We must treat it as containing facts which could have been proved. Would they have availed anything of themselves, if admitted ? There was no offer to follow them with anything else. What equity would there have arisen in favor of the plaintiffs if these facts had been proved, without proof that Thomas did come back according to agreement and offer performance ? I cannot see any. He left in the spring of 1860, and did not return, nor offer to return, until suit brought. John’s clandestine entry would not avail to supply this requirement on his part. Indeed, that has been determined to be illegal by the record of the suit against him by his brother.
I would say, therefore, that if this secondary agreement had any virtue in it, it should have been shown to have been complied with. This not having been done, or offered to be shown, the testimony would have been without benefit to the plaintiffs, and the error, if any, in rejecting it, harmless.
But it seems to us the ground assumed by the learned judge for rejecting the offer was impregnable. It was not proposed to visit the defendant with notice of this agreement. lie knew of the agreement of 1852, and relied on the failure of performance of it by the plaintiffs, to justify him in purchasing from his father. But he was not to be affected by secret agreements or equities of which he had no knowledge and no reason to suspect. On this ground the rejection was undoubtedly proper.
This was an equitable ejectment, and its purpose was to enforce the specific performance of the contract in question by enabling the plaintiffs to get possession, for the purpose of fulfilling it. It was, therefore, a case where a want of equity on part of the plaintiffs was fatal, whatever might be the result in an action in disaffirmance of it. -Eor these reasons, what John said and did when •about leaving the place, was proper to be admitted in evidence, so far as he was concerned. Indeed, it is always competent to prove *275what a party says against his interest, about the matter in controversy. There was, therefore, no error in the admission of such testimony.
The argument for the plaintiff in error, it seems to us, was to some extent outside of the real point of controversy.
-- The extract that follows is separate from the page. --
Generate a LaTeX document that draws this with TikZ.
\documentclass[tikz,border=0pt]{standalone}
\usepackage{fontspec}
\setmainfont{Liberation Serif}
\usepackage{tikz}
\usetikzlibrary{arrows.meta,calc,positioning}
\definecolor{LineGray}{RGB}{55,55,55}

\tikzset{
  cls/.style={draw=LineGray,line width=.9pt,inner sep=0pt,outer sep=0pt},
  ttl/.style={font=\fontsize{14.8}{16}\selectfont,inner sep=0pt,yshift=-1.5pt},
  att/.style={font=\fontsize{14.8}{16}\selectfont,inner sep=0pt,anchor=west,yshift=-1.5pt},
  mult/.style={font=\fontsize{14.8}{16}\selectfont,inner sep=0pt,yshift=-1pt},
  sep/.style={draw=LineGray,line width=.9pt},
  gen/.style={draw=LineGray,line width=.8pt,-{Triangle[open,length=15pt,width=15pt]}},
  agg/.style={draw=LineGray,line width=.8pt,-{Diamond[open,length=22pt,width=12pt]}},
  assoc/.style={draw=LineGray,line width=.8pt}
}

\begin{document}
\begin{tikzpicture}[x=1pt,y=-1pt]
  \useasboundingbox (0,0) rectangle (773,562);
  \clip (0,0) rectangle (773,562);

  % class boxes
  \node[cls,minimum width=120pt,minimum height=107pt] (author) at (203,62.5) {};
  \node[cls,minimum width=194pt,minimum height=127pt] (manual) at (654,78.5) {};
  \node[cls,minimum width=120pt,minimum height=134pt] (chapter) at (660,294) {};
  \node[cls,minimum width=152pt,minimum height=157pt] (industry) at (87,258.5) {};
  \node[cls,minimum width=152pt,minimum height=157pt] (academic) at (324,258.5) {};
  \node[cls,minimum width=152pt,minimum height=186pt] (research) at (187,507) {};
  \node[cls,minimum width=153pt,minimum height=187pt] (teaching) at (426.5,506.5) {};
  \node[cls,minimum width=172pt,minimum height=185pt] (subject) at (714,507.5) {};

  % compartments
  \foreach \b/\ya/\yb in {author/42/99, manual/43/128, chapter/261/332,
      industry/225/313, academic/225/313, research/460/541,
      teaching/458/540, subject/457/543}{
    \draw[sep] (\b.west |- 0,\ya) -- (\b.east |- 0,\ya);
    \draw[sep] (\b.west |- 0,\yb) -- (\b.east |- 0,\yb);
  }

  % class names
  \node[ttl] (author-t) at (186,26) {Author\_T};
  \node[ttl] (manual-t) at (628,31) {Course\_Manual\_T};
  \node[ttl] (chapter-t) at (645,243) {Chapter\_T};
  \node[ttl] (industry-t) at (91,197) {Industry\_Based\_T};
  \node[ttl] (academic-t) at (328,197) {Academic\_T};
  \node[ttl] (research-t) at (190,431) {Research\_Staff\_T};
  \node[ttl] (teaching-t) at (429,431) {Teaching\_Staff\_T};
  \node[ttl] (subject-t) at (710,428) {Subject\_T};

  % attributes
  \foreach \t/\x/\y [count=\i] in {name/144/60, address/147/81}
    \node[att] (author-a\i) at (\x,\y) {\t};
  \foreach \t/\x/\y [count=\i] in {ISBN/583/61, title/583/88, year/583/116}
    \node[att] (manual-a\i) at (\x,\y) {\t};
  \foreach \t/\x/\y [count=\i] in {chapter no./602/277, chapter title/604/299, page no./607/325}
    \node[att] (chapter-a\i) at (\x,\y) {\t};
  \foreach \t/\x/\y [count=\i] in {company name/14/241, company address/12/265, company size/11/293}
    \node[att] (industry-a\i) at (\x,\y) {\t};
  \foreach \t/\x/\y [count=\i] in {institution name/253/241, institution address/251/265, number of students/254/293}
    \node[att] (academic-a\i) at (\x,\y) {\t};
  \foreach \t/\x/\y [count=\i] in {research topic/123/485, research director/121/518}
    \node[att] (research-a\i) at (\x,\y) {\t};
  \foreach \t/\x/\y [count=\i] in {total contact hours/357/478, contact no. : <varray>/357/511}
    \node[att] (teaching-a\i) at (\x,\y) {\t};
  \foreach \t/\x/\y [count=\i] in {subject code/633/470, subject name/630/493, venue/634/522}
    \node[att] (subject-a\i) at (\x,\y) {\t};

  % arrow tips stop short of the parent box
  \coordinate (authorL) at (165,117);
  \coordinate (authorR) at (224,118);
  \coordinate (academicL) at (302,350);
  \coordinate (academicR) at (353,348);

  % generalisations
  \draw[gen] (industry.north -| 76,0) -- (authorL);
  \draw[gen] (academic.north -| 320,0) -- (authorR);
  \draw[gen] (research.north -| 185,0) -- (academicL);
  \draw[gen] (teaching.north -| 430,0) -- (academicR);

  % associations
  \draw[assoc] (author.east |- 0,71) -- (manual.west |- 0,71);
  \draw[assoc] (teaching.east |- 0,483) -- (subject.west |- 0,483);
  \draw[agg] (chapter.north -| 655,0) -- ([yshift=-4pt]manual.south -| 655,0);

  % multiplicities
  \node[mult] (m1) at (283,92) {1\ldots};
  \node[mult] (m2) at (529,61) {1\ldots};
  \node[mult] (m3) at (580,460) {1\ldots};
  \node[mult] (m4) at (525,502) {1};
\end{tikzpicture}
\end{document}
It was not a rescission of the contract between Thomas Shirley Sr. and his sons, which was mainly involved in the contest, but whether it could, under the circumstances, be enforced against the defendant; and that, as suggested, depended on the equities of the case, of which we have sufficiently spoken.
We think the case was well tried, and as none of the errors assigned have been sustained, the judgment must be affirmed.